• **YOUR INSTRUCTIONS**
Transcribe everything in the data word for word. Pictures are left out.

Charts and diagrams as code:
━━━━━━━━━━━━━━━━━━━━━━━━━━━━━━

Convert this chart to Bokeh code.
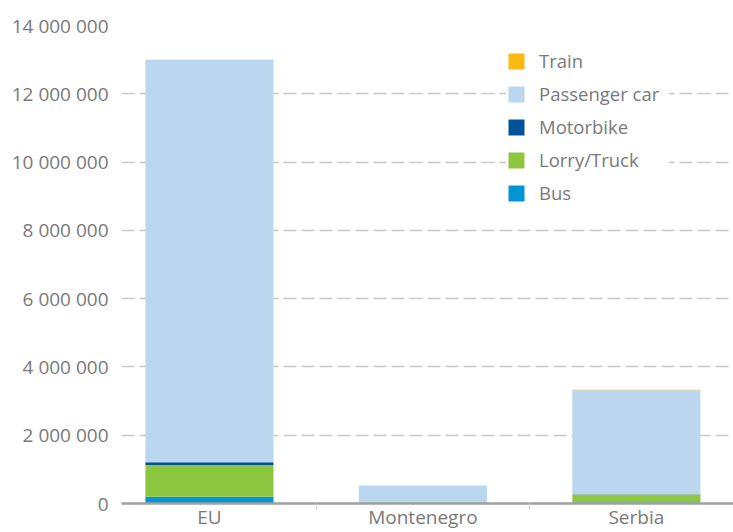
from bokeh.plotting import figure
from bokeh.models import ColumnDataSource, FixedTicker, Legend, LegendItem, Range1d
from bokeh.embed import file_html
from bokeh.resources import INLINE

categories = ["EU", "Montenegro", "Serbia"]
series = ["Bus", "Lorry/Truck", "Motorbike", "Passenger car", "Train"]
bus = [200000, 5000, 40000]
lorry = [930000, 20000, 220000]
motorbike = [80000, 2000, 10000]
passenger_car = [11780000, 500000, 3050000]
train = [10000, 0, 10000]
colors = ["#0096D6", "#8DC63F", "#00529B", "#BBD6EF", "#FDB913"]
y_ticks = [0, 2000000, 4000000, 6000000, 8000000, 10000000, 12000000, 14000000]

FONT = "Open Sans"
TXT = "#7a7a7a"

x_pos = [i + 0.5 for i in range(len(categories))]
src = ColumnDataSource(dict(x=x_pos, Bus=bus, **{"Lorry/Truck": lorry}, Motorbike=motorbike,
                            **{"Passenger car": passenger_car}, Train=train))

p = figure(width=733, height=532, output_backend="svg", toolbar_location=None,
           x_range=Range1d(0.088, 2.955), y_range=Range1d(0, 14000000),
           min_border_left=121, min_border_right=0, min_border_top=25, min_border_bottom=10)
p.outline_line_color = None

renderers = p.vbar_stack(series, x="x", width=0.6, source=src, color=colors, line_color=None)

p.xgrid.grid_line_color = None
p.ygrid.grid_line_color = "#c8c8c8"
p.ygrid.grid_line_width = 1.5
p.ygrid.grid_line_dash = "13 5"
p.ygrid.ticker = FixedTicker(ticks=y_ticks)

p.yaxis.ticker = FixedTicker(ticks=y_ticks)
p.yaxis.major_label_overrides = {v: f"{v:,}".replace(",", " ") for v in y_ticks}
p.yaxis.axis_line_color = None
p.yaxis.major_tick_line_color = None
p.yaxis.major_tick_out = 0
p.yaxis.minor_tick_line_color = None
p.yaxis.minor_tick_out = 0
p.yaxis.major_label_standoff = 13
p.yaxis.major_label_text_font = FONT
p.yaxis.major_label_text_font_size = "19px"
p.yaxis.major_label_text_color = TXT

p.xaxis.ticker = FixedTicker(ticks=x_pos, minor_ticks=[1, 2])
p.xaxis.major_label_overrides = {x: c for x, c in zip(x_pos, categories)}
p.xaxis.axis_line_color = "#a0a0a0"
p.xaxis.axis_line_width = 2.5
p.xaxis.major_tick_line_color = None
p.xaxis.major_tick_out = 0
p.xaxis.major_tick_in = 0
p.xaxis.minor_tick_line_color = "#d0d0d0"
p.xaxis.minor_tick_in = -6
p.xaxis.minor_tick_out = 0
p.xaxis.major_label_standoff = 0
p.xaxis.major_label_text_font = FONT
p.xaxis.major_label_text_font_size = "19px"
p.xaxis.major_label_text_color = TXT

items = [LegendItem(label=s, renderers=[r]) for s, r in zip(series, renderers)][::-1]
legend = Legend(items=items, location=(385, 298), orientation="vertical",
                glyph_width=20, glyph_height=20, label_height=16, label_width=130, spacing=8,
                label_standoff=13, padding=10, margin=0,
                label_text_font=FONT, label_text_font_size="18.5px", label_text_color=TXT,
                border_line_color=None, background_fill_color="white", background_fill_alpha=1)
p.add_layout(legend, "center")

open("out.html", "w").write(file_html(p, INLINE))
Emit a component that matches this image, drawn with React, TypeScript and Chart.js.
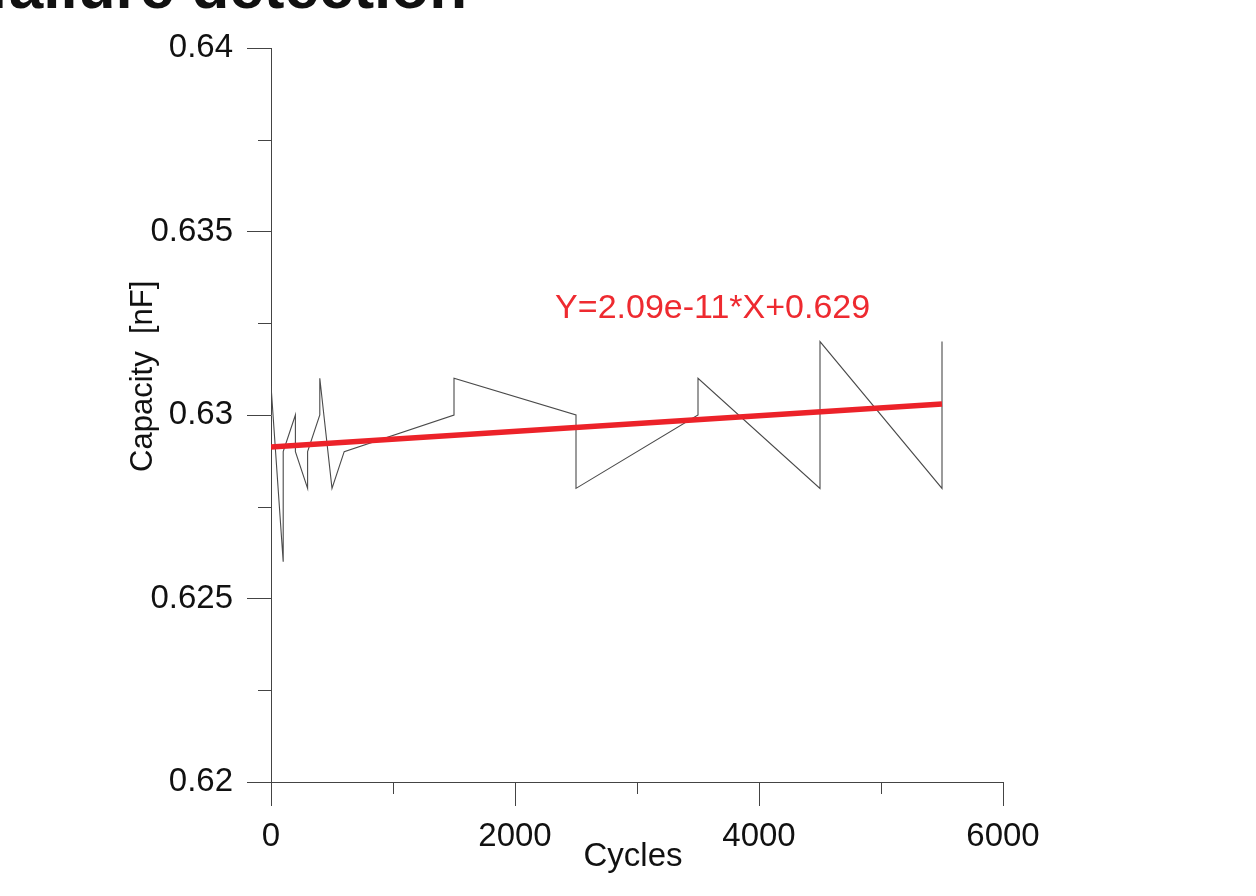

━━━━━━━━━━━━━━━━━━━━━━━━━━━━━━

• **CORRECT RESPONSE**
Convert this chart to Bokeh code.
from bokeh.plotting import figure
from bokeh.models import ColumnDataSource, FixedTicker, Legend, LegendItem, Range1d
from bokeh.embed import file_html
from bokeh.resources import INLINE

categories = ["EU", "Montenegro", "Serbia"]
series = ["Bus", "Lorry/Truck", "Motorbike", "Passenger car", "Train"]
bus = [200000, 5000, 40000]
lorry = [930000, 20000, 220000]
motorbike = [80000, 2000, 10000]
passenger_car = [11780000, 500000, 3050000]
train = [10000, 0, 10000]
colors = ["#0096D6", "#8DC63F", "#00529B", "#BBD6EF", "#FDB913"]
y_ticks = [0, 2000000, 4000000, 6000000, 8000000, 10000000, 12000000, 14000000]

FONT = "Open Sans"
TXT = "#7a7a7a"

x_pos = [i + 0.5 for i in range(len(categories))]
src = ColumnDataSource(dict(x=x_pos, Bus=bus, **{"Lorry/Truck": lorry}, Motorbike=motorbike,
                            **{"Passenger car": passenger_car}, Train=train))

p = figure(width=733, height=532, output_backend="svg", toolbar_location=None,
           x_range=Range1d(0.088, 2.955), y_range=Range1d(0, 14000000),
           min_border_left=121, min_border_right=0, min_border_top=25, min_border_bottom=10)
p.outline_line_color = None

renderers = p.vbar_stack(series, x="x", width=0.6, source=src, color=colors, line_color=None)

p.xgrid.grid_line_color = None
p.ygrid.grid_line_color = "#c8c8c8"
p.ygrid.grid_line_width = 1.5
p.ygrid.grid_line_dash = "13 5"
p.ygrid.ticker = FixedTicker(ticks=y_ticks)

p.yaxis.ticker = FixedTicker(ticks=y_ticks)
p.yaxis.major_label_overrides = {v: f"{v:,}".replace(",", " ") for v in y_ticks}
p.yaxis.axis_line_color = None
p.yaxis.major_tick_line_color = None
p.yaxis.major_tick_out = 0
p.yaxis.minor_tick_line_color = None
p.yaxis.minor_tick_out = 0
p.yaxis.major_label_standoff = 13
p.yaxis.major_label_text_font = FONT
p.yaxis.major_label_text_font_size = "19px"
p.yaxis.major_label_text_color = TXT

p.xaxis.ticker = FixedTicker(ticks=x_pos, minor_ticks=[1, 2])
p.xaxis.major_label_overrides = {x: c for x, c in zip(x_pos, categories)}
p.xaxis.axis_line_color = "#a0a0a0"
p.xaxis.axis_line_width = 2.5
p.xaxis.major_tick_line_color = None
p.xaxis.major_tick_out = 0
p.xaxis.major_tick_in = 0
p.xaxis.minor_tick_line_color = "#d0d0d0"
p.xaxis.minor_tick_in = -6
p.xaxis.minor_tick_out = 0
p.xaxis.major_label_standoff = 0
p.xaxis.major_label_text_font = FONT
p.xaxis.major_label_text_font_size = "19px"
p.xaxis.major_label_text_color = TXT

items = [LegendItem(label=s, renderers=[r]) for s, r in zip(series, renderers)][::-1]
legend = Legend(items=items, location=(385, 298), orientation="vertical",
                glyph_width=20, glyph_height=20, label_height=16, label_width=130, spacing=8,
                label_standoff=13, padding=10, margin=0,
                label_text_font=FONT, label_text_font_size="18.5px", label_text_color=TXT,
                border_line_color=None, background_fill_color="white", background_fill_alpha=1)
p.add_layout(legend, "center")

open("out.html", "w").write(file_html(p, INLINE))
Emit a component that matches this image, drawn with React, TypeScript and Chart.js.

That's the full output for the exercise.